Fond farewell to Shields Gazette legend Janis Blower

Janis Blower has retired after a 44-year career at The Shields Gazette.
Janis Blower has retired after a 44-year career at The Shields Gazette.

A legendary Shields Gazette scribe has retired after 44 years of sterling service – with words of praise ringing in her ears.

Janis Blower was presented with a bouquet and a bottle of champagne at a fond farewell in the Gazette offices in Beach Road yesterday.

Janis Blower’s retirement will cause the same shock as the day Marsden Rock collapsed. She has been there forever as a constant reminder of our rich heritage, often pointing out the amazing in the ordinary.

Ray Spencer

Born and brought up on the town’s Lawe Top, Janis joined the paper in August 1971.

The respect in which she is held was evident by a litany of tributes from current and ex-colleagues, friends, readers and well-known borough figures.

Ray Spencer, executive director of the Customs House in South Shields, compared her retirement to the loss of another great South Tyneside institution, while also dubbing her the “guru of local history”.

He said: “Janis Blower’s retirement will cause the same shock as the day Marsden Rock collapsed.

“She has been there forever as a constant reminder of our rich heritage, often pointing out the amazing in the ordinary.

“Places we take for granted she celebrates. Janice is the guru of local history, her loyal readership hang on her every word and her mailbag and inbox are filled with correspondence from around the world.

“Janis is a one-off whose sterling work for the Gazette and the town she loves will never be forgotten and, I suspect, never equalled. Happy retirement Janis, you are a legend.”

Joy Yates, editorial director of Johnston Press North East, said: “Janis has been a true ambassador for The Shields Gazette and is respected and well regarded by the community as a voice of authority on the history of South Tyneside.

“She will be missed by her loyal readers as well as her colleagues. We wish her a long and happy retirement.”

Tom Fennelly, honorary secretary of South Shields Volunteer Life Brigade, of which Janis is president, has known the Gazette writer all her working life.

He worked alongside her on the newspaper and with the Shields and District branch of the National Union of Journalists (NUJ).

Mr Fennelly, who later became the press and promotions officer with South Tyneside Council, said: “Janis has had an immense career in journalism and is extremely popular with and much-loved by local residents and now, via the web, by people in every part of the world.

“She has made a great contribution to our interpretation and understanding of local history.

“Janis has absolutely made the Cookson Country page her own hallmark, and whoever follows her has mighty footsteps to fill.
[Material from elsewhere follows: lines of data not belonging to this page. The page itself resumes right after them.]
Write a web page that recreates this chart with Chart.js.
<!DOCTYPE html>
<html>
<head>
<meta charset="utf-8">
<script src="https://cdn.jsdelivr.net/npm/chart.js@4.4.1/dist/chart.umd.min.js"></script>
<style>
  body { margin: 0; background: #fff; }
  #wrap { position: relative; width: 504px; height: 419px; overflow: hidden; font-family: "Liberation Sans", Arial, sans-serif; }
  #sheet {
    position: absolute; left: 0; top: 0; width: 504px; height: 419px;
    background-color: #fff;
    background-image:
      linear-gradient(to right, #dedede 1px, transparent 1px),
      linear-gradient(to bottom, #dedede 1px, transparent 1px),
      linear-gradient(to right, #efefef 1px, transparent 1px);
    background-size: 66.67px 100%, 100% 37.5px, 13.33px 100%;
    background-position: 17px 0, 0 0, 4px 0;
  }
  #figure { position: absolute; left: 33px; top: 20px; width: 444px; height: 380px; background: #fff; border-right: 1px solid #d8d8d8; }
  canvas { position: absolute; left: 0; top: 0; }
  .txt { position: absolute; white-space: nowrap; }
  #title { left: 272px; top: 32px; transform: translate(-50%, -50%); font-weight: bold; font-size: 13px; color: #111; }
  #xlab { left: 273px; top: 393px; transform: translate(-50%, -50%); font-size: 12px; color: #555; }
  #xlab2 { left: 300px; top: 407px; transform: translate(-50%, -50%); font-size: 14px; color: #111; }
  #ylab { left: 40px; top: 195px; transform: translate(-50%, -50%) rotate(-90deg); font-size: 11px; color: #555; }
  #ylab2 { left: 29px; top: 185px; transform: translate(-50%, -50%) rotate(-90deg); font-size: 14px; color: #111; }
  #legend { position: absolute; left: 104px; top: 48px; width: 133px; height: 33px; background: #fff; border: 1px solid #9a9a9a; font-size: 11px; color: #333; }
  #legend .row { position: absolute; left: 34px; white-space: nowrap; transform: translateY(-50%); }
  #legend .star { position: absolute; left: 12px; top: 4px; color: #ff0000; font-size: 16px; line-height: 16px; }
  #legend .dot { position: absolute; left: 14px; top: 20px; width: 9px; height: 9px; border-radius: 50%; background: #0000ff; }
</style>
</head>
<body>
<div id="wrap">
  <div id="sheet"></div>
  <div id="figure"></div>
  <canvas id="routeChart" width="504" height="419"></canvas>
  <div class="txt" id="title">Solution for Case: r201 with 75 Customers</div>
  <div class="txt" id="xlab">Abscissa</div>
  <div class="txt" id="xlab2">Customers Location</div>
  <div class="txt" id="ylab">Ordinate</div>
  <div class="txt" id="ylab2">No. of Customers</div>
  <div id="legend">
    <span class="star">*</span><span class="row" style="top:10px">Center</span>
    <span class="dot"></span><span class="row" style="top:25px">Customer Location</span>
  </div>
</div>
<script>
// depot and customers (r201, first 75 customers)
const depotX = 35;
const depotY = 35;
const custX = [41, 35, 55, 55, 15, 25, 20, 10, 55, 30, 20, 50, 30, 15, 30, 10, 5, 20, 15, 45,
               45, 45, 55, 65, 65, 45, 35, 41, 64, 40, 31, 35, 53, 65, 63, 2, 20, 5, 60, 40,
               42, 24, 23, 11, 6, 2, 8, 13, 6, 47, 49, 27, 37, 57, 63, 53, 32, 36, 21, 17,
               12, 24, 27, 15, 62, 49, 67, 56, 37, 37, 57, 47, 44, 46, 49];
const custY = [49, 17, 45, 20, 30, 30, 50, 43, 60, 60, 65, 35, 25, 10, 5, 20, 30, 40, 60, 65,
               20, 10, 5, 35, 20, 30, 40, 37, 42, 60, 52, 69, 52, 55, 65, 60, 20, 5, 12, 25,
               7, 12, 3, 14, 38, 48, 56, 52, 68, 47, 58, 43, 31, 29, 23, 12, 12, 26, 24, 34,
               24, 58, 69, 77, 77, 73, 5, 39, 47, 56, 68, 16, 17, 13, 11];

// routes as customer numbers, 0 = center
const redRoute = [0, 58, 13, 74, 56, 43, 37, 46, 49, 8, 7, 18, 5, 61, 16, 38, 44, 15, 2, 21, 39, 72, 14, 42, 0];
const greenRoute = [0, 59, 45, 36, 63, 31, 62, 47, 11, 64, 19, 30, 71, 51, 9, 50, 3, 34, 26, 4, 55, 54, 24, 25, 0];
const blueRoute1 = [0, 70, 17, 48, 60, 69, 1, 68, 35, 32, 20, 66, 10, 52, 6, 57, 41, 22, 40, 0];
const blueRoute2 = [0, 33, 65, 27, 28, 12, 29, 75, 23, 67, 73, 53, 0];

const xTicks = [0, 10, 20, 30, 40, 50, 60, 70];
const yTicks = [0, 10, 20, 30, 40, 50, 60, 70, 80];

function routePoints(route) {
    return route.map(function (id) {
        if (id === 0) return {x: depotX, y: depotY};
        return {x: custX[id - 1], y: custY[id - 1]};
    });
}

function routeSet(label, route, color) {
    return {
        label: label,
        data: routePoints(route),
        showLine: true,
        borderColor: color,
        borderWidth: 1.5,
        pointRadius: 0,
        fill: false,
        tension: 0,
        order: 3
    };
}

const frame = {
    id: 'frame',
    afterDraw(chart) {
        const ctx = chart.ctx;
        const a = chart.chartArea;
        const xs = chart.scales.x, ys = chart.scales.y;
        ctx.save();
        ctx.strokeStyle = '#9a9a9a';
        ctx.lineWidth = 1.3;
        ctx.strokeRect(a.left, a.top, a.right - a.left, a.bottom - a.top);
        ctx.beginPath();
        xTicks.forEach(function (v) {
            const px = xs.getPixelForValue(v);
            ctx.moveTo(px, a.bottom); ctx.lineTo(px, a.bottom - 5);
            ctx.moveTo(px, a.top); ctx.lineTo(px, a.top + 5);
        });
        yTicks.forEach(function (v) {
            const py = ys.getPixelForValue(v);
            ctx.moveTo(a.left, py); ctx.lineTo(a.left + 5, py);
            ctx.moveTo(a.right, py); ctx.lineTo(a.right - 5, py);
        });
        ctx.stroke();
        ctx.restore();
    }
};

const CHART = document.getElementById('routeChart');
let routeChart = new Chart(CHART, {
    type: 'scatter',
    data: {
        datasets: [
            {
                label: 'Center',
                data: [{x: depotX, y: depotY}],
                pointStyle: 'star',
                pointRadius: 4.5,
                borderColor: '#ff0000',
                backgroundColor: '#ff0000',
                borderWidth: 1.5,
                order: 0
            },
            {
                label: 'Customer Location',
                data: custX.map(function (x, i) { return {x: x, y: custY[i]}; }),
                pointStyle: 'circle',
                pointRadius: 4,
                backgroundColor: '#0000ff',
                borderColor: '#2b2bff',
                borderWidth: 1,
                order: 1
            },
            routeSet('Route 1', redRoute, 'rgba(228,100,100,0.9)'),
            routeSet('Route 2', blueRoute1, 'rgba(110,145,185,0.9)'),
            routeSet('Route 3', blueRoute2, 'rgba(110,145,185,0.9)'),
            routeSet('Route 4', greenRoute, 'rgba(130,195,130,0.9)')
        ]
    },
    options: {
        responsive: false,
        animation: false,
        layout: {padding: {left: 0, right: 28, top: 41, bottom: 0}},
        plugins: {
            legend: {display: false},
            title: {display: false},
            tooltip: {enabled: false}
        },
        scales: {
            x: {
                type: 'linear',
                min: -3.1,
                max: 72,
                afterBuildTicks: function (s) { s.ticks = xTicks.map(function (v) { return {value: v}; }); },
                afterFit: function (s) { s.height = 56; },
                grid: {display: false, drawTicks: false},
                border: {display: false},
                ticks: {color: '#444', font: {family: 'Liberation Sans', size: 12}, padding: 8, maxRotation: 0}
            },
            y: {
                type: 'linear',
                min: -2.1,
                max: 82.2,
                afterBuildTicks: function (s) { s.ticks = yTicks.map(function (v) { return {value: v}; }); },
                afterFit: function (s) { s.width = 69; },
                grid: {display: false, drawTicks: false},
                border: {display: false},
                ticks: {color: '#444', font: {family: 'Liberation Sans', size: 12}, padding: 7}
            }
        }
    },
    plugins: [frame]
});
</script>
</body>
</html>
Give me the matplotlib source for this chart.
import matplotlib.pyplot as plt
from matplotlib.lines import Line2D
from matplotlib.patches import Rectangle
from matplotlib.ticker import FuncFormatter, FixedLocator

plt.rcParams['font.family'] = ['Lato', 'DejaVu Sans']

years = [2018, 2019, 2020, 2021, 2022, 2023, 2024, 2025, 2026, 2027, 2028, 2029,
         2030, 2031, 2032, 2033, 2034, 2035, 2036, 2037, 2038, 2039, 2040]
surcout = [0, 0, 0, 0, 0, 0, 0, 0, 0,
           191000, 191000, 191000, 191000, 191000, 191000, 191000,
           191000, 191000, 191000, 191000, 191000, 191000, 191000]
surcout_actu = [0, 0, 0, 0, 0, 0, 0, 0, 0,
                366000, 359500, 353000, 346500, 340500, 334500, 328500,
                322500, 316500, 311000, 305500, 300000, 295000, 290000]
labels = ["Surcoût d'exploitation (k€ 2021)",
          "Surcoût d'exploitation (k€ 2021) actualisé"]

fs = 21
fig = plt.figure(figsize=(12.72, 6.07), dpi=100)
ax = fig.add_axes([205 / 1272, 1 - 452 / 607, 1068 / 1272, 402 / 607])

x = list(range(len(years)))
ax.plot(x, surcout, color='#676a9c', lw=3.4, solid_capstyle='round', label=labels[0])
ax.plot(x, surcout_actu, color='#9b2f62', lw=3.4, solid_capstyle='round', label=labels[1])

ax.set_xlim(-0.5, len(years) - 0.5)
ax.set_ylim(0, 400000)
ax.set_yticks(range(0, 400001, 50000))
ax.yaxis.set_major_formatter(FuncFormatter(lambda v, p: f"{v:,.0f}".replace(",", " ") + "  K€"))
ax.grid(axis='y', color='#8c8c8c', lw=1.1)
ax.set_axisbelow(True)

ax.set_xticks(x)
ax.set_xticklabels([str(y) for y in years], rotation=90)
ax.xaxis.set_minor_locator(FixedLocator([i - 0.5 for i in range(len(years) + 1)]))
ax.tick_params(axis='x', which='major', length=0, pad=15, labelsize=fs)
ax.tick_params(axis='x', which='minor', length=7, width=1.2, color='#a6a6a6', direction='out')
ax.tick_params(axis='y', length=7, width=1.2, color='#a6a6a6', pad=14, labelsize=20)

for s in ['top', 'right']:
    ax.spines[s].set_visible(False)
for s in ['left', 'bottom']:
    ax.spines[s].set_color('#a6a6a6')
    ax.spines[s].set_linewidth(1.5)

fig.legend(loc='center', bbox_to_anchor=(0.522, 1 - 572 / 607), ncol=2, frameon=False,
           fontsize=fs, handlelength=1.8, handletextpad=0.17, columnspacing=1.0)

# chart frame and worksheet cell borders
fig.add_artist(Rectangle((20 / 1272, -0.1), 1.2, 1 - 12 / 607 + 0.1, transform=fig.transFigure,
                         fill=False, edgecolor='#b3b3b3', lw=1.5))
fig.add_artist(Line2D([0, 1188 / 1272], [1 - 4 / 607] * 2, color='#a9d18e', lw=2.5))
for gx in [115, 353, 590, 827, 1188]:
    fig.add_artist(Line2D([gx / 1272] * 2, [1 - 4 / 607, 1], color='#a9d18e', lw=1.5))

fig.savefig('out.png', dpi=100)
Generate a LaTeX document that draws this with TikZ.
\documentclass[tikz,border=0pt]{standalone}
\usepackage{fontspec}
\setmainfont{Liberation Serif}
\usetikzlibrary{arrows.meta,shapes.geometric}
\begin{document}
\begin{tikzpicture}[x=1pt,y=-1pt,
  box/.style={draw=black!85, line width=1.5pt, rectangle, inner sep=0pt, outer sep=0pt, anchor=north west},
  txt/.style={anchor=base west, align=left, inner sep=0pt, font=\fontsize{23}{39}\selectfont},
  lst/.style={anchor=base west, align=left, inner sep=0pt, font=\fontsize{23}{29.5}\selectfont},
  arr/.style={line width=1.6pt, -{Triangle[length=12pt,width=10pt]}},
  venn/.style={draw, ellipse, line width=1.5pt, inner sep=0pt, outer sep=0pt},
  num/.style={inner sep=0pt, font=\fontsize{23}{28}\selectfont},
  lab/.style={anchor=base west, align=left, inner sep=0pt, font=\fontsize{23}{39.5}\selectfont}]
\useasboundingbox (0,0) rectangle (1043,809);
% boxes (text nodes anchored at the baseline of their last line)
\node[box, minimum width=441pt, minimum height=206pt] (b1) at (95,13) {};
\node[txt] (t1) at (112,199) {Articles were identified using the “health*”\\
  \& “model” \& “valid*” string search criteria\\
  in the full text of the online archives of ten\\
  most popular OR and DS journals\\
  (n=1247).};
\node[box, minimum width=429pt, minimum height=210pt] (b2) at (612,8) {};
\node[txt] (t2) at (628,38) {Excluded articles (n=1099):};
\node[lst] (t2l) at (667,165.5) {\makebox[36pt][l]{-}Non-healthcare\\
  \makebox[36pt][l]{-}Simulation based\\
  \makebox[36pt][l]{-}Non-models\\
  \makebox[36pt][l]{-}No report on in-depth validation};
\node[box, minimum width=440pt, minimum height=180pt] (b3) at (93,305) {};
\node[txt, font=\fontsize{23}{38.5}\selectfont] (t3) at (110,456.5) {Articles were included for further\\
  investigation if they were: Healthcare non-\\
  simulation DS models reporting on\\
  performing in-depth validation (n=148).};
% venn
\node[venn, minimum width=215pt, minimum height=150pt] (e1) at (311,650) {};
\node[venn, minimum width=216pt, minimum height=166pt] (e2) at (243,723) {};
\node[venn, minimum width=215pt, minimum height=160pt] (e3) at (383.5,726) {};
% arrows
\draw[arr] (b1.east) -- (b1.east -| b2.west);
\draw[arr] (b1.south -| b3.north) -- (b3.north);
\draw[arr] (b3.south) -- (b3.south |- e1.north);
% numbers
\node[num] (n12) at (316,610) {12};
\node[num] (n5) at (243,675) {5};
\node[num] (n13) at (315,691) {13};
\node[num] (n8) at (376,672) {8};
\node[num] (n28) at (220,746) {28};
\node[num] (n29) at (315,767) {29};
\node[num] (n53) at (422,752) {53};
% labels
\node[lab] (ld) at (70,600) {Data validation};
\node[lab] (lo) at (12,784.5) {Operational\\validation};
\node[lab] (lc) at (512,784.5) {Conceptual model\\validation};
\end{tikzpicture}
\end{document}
She’s a great lass and thoroughly deserves a long and happy retirement.”

Dorothy Fleet, of South Shields Local History Group at the town’s Central Library, said: “Janis has gained the respect and affection of so many people in our borough.  

“She has interacted with considerable expertise and her own personal touch, to help us understand and enjoy the development of our town and the rich history of the people who have gone before us.

“Her much-loved Cookson Country pages, ‘All t’githor’ publications, talks and her active commitment have informed and inspired and South Shields Local History Group are proud to have her as our patron.”

One of the borough’s most senior politicians, also added to the praise.

Councillor Alan Kerr, deputy leader of South Tyneside Council with responsibility for culture and leisure, said: “I would like to congratulate Janis on her retirement and wish her the very best for the future.

“As a passionate ambassador of South Tyneside she has helped to bring the borough’s past to life with her engaging writing skills and impressive knowledge of local history.

“She will be sorely missed by her band of dedicated readers, who like myself, enjoy reminiscing over her Cookson Country pages and browsing the fascinating historic images she uncovers from the borough’s archives.”